PostgreSQL – How to Create Aggregate Function with Implicit DISTINCT?

aggregatedistinctpostgresql

We have an ERP system which allows aggregates to be used (eg SUM(foo)) but not with DISTINCT (eg SUM(DISTINCT foo).

Is it possible to create an aggregate function (SUM_DISTINCT), that returns the same result as as SUM(DISTINCT foo), so SUM_DISTINCT(foo) = SUM(DISTINCT foo)?

Best Answer

Is it possible to create an aggregate function (SUM_DISTINCT), that returns the same result as as SUM(DISTINCT foo), so SUM_DISTINCT(foo) = SUM(DISTINCT foo)?

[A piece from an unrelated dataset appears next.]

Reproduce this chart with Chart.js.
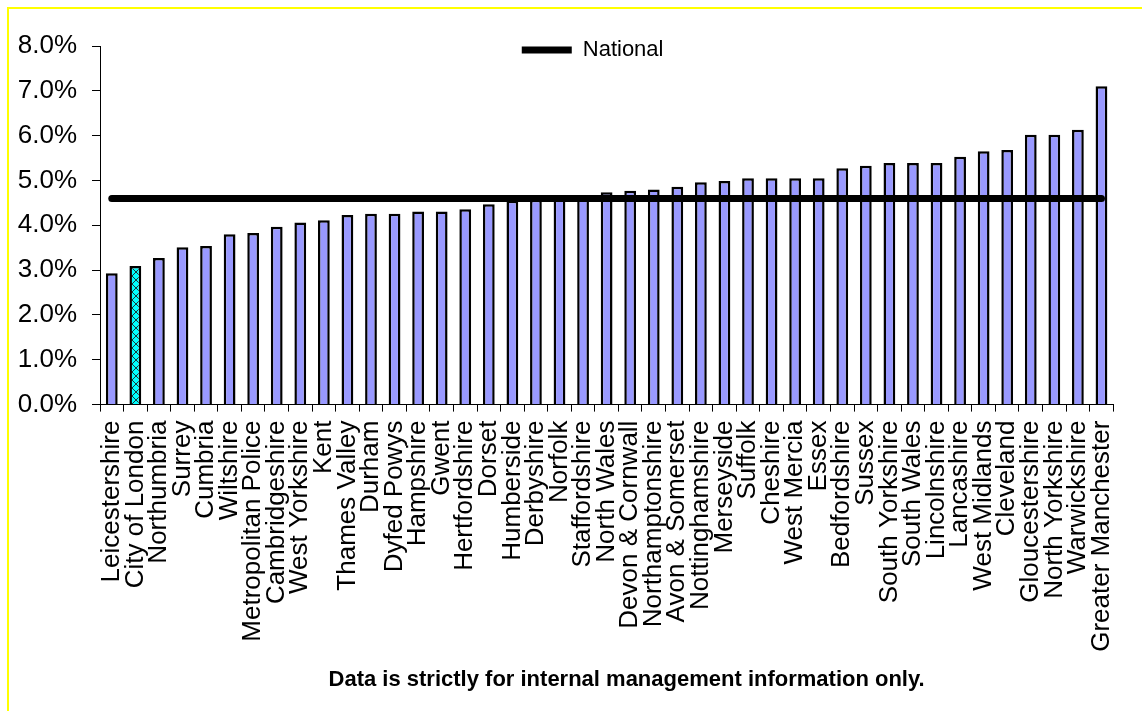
<!DOCTYPE html>
<html>
<head>
<meta charset="utf-8">
<script src="https://cdn.jsdelivr.net/npm/chart.js@4/dist/chart.umd.min.js"></script>
<style>
  body { margin: 0; background: #fff; overflow: hidden; }
  #wrap { position: relative; width: 1142px; height: 711px; }
  #frame { position: absolute; left: 7px; top: 7px; right: 0; bottom: 0;
           border-top: 2px solid #ffff00; border-left: 2px solid #ffff00; pointer-events: none; }
</style>
</head>
<body>
<div id="wrap">
  <canvas id="myChart"></canvas>
  <div id="frame"></div>
</div>
<script>
const forces = ['Leicestershire', 'City of London', 'Northumbria', 'Surrey', 'Cumbria', 'Wiltshire',
  'Metropolitan Police', 'Cambridgeshire', 'West Yorkshire', 'Kent', 'Thames Valley', 'Durham',
  'Dyfed Powys', 'Hampshire', 'Gwent', 'Hertfordshire', 'Dorset', 'Humberside', 'Derbyshire',
  'Norfolk', 'Staffordshire', 'North Wales', 'Devon & Cornwall', 'Northamptonshire',
  'Avon & Somerset', 'Nottinghamshire', 'Merseyside', 'Suffolk', 'Cheshire', 'West Mercia', 'Essex',
  'Bedfordshire', 'Sussex', 'South Yorkshire', 'South Wales', 'Lincolnshire', 'Lancashire',
  'West Midlands', 'Cleveland', 'Gloucestershire', 'North Yorkshire', 'Warwickshire',
  'Greater Manchester'];
const rates = [2.93, 3.09, 3.27, 3.51, 3.54, 3.80, 3.83, 3.97, 4.06, 4.11, 4.23, 4.26, 4.26, 4.31,
  4.31, 4.36, 4.47, 4.55, 4.57, 4.58, 4.60, 4.74, 4.77, 4.80, 4.86, 4.96, 4.99, 5.05, 5.05, 5.05,
  5.05, 5.27, 5.33, 5.39, 5.39, 5.39, 5.53, 5.65, 5.68, 6.02, 6.02, 6.13, 7.10];
const nationalRate = 4.6;
const highlighted = 'City of London';
const footer = 'Data is strictly for internal management information only.';

const FONT = '"Liberation Sans", Arial, sans-serif';
Chart.defaults.color = '#000';
Chart.defaults.font.family = FONT;

// cyan fill with a dark cross-hatch, like the highlighted bar
function hatch() {
  const c = document.createElement('canvas');
  c.width = 8; c.height = 8;
  const g = c.getContext('2d');
  g.fillStyle = '#00ffff';
  g.fillRect(0, 0, 8, 8);
  g.strokeStyle = '#1a3a3a';
  g.lineWidth = 1;
  g.beginPath();
  g.moveTo(0, 0); g.lineTo(8, 8);
  g.moveTo(8, 0); g.lineTo(0, 8);
  g.stroke();
  return g.createPattern(c, 'repeat');
}
const pattern = hatch();

// legend sits inside the plot in the original, footer a bit right of centre
const nudge = {
  id: 'nudge',
  afterLayout(chart) {
    const lg = chart.legend;
    lg.top += 25; lg.bottom += 25;
    lg.left -= 14; lg.right -= 14;
    const t = chart.titleBlock;
    t.left += 20; t.right += 20;
  }
};

const ctx = document.getElementById('myChart').getContext('2d');
const myChart = new Chart(ctx, {
  data: {
    labels: forces,
    datasets: [
      {
        type: 'line',
        label: 'National',
        data: forces.map(() => nationalRate),
        borderColor: '#000',
        backgroundColor: '#000',
        borderWidth: 7,
        borderCapStyle: 'round',
        pointRadius: 0,
        order: 0
      },
      {
        type: 'bar',
        label: 'Force',
        data: rates,
        backgroundColor: forces.map(f => f === highlighted ? pattern : '#9999ff'),
        borderColor: '#000',
        borderWidth: 2.5,
        barPercentage: 0.5,
        categoryPercentage: 1,
        order: 1
      }
    ]
  },
  options: {
    responsive: true,
    maintainAspectRatio: false,
    animation: false,
    layout: { padding: { top: 14, right: 21, bottom: 8, left: 17 } },
    scales: {
      x: {
        grid: { drawOnChartArea: false, tickLength: 7, color: '#000' },
        border: { color: '#000', width: 1 },
        ticks: { autoSkip: false, minRotation: 90, maxRotation: 90, padding: 9,
                 font: { size: 26 } },
        afterFit: (s) => { s.height = 252; }
      },
      y: {
        min: 0,
        max: 8,
        grid: { drawOnChartArea: false, tickLength: 8, color: '#000' },
        border: { color: '#000', width: 1 },
        ticks: { stepSize: 1, padding: 15, font: { size: 26 },
                 callback: (v) => v.toFixed(1) + '%' },
        afterFit: (s) => { s.width = 83; }
      }
    },
    plugins: {
      legend: {
        position: 'top',
        fullSize: false,
        labels: {
          filter: (item) => item.text === 'National',
          usePointStyle: true,
          pointStyle: 'line',
          pointStyleWidth: 50,
          padding: 0,
          font: { size: 22 },
          color: '#000'
        }
      },
      title: {
        display: true,
        position: 'bottom',
        fullSize: false,
        text: footer,
        font: { size: 22, weight: 'bold' },
        padding: { top: 10, bottom: 10 }
      },
      tooltip: { enabled: false }
    }
  },
  plugins: [nudge]
});
</script>
</body>
</html>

Yes, it is possible — you need a User-defined Aggregate, such as this:

create or replace function f_sum_distinct (numeric[], numeric) returns numeric[]
    language sql as $$
select $1||$2;
$$;

create or replace function f_sum_distinct_final (numeric[]) returns numeric 
    language sql as $$
select sum(v) from (select distinct unnest($1) v) z;
$$;

create aggregate sum_distinct(numeric)
( sfunc     = f_sum_distinct
 ,stype     = numeric[]
 ,finalfunc = f_sum_distinct_final
);

with w(v) as (select 2 union all select 2 union all select 3)
select sum(v) "Plain SUM", sum(distinct v) "SUM(DISTINCT)", sum_distinct(v) "SUM_DISTINCT" from w;

/*
|Plain SUM|SUM(DISTINCT)|SUM_DISTINCT|
|--------:|------------:|-----------:|
|        7|            5|           5|
*/

dbfiddle here

Note though (thanks @Erwin), that performance is going to be very substantially worse than the built-in aggregates. If this matters you will have to consider writing the helper functions in C, which is much more of an undertaking.